Magnetic moments for the $\mathrm{T}{\mathrm{l}}^g\left(I=1/2\right)$ isotopes. Squares: literature data (see Ref. [7] and references therein). Stars: present paper. A parabolic fit is shown by the dashed curve.

Figure 5

Magnetic moments for $\mathrm{T}{\mathrm{l}}^m\left(I=9/2\right)$ isotopes. Squares: literature data (Ref. [7] and references therein). Star: present paper.

Figure 6

Hyperfine structure pattern for different γ lines in the ${}^{182}\mathrm{Tl}$ β decay: squares: $E_{\gamma }=351\mathrm{keV}$; triangles: $E_{\gamma }=413$ and 332 keV (multiplied by 2.6). The solid and dashed lines represent the fits by the two hfs mixtures.

Figure 7

Comparison of the hfs patterns for ${}^{180}\mathrm{Tl}$ (triangles: the same data as in Fig. 1) and for ${}^{182}\mathrm{Tl}$ (squares), deduced (a) via the 6165-keV α-decay line of ${}^{182}\mathrm{Tl}$ and (b) via the 5867-keV α-decay line of the daughter isotope ${}^{182}\mathrm{Hg}$. The data for ${}^{180}\mathrm{Tl}$ are shifted by 670 MHz to overlap the data of both isotopes.

Figure 8

Magnetic moments of Tl and Bi isomers with $I=10$. Squares: Bi isomers (full squares: Ref. [49]; hollow squares: Ref. [50]). Triangles: Tl isomers (hollow triangle: present paper; full triangle: Ref. [7]). The results of a calculation using the additivity relation [Eq. (5)] with different assumptions for ${\mu }_n$ are shown by lines (see the text for details).

Figure 9

Magnetic moments for Tl isotopes with $I=7$. Squares: literature data (see Ref. [7] and references therein). Stars: present paper. Dashed line: calculation by the additivity relation [Eq. (5)] with ${\mu }_p$ and ${\mu }_n$ values from experimental magnetic moments of the adjacent odd-$A$ nuclei.

Figure 10

Relative changes in $\delta \langle r^2\rangle$ for the even-neutron thallium and lead nuclei.
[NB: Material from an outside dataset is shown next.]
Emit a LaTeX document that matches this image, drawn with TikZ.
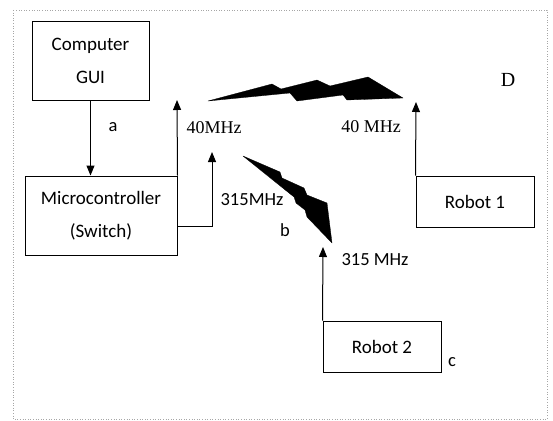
\documentclass[tikz,border=0pt]{standalone}
\usepackage{fontspec}
\setmainfont{Carlito}
\newfontfamily\tnr{Liberation Serif}
\usetikzlibrary{arrows.meta}
\begin{document}
\begin{tikzpicture}[x=1pt,y=-1pt,
  box/.style={draw,line width=1pt,rectangle,inner sep=0pt,align=center,font=\fontsize{19}{33.5}\selectfont},
  lbl/.style={inner sep=0pt,font=\fontsize{18.5}{20}\selectfont},
  slbl/.style={inner sep=0pt,font=\tnr\fontsize{18}{20}\selectfont},
  arr/.style={line width=1pt,-{Triangle[length=10pt,width=8pt]}},
  bolt/.style={fill=black,draw=black,line width=0.3pt,line join=round}]
\useasboundingbox (0,0) rectangle (553,420);
\draw[gray!70,dotted,line width=0.6pt] (13,10) rectangle (547,419);
\node[box,minimum width=117pt,minimum height=78pt] (gui) at (90.5,61) {Computer\\GUI};
\node[box,minimum width=152pt,minimum height=79pt] (mcu) at (101,215.5) {Microcontroller\\(Switch)};
\node[box,minimum width=118pt,minimum height=51pt] (r1) at (475,201.5) {Robot 1};
\node[box,minimum width=118pt,minimum height=51pt] (r2) at (382,346.5) {Robot 2};
\coordinate (t40) at (177,100);
\coordinate (c315) at (212,226);
\coordinate (t315) at (212,152);
\coordinate (tr1) at (416,102);
\coordinate (tr2) at (323,247);
\draw[arr] (gui.south) -- (gui.south |- mcu.north);
\draw[arr] (mcu.north east) -- (t40);
\draw[arr] (mcu.east |- c315) -- (c315) -- (t315);
\draw[arr] (r1.north west) -- (tr1);
\draw[arr] (r2.north west) -- (tr2);
\fill[bolt] (208,101) -- (272,84) -- (281,89) -- (317,80) -- (330,86) -- (368,77) -- (403,98) -- (347,100) -- (343,95) -- (297,101) -- (290,93) -- cycle;
\fill[bolt] (243,156) -- (280,172) -- (282,178) -- (304,188) -- (307,195) -- (327,203) -- (332,243) -- (307,217) -- (305,210) -- (296,203) -- (294,197) -- cycle;
\node[lbl] (la) at (113,127) {a};
\node[slbl] (l40a) at (214,128) {40MHz};
\node[slbl] (l40b) at (371,127) {40 MHz};
\node[lbl] (l315a) at (252,200) {315MHz};
\node[lbl] (lb) at (285,230) {b};
\node[lbl] (l315b) at (375,260) {315 MHz};
\node[lbl] (lc) at (452,362) {c};
\node[slbl,font=\tnr\fontsize{20}{22}\selectfont] (ld) at (508,80) {D};
\end{tikzpicture}
\end{document}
Triangles: Pb [30, 6]. Full squares: Tl (ground states) (Ref. [7] and references therein). Hollow squares: Tl (intruder isomers) (Ref. [7] and references therein). Full stars: Tl (ground states), present paper. Hollow star: Tl (intruder isomer), present paper.

Figure 11

Relative changes in $\delta \langle r^2\rangle$ for the odd-neutron thallium and lead nuclei. Triangles: Pb ($\nu 1i_{13/2}$ states) [30, 6]. Full squares: Tl (${[\pi 3s_{1/2},\nu 1{i_1}_{3/2}]}_{7^{+}}$ states) (Ref. [7] and references therein). Hollow square: Tl (intruder isomer) [7]. Full stars: Tl (${[\pi 3s_{1/2},\nu 1{i_1}_{3/2}]}_{7^{+}}$ states), present paper. Hollow star: Tl (intruder isomer), present paper. Semihollow star: ${}^{180}\mathrm{Tl}$, present paper.

Figure 12

Isomer shift between intruder and normal states for Tl isotopes. Stars: present paper. Squares: literature data (see Ref. [7] and references therein). Only statistical errors are shown.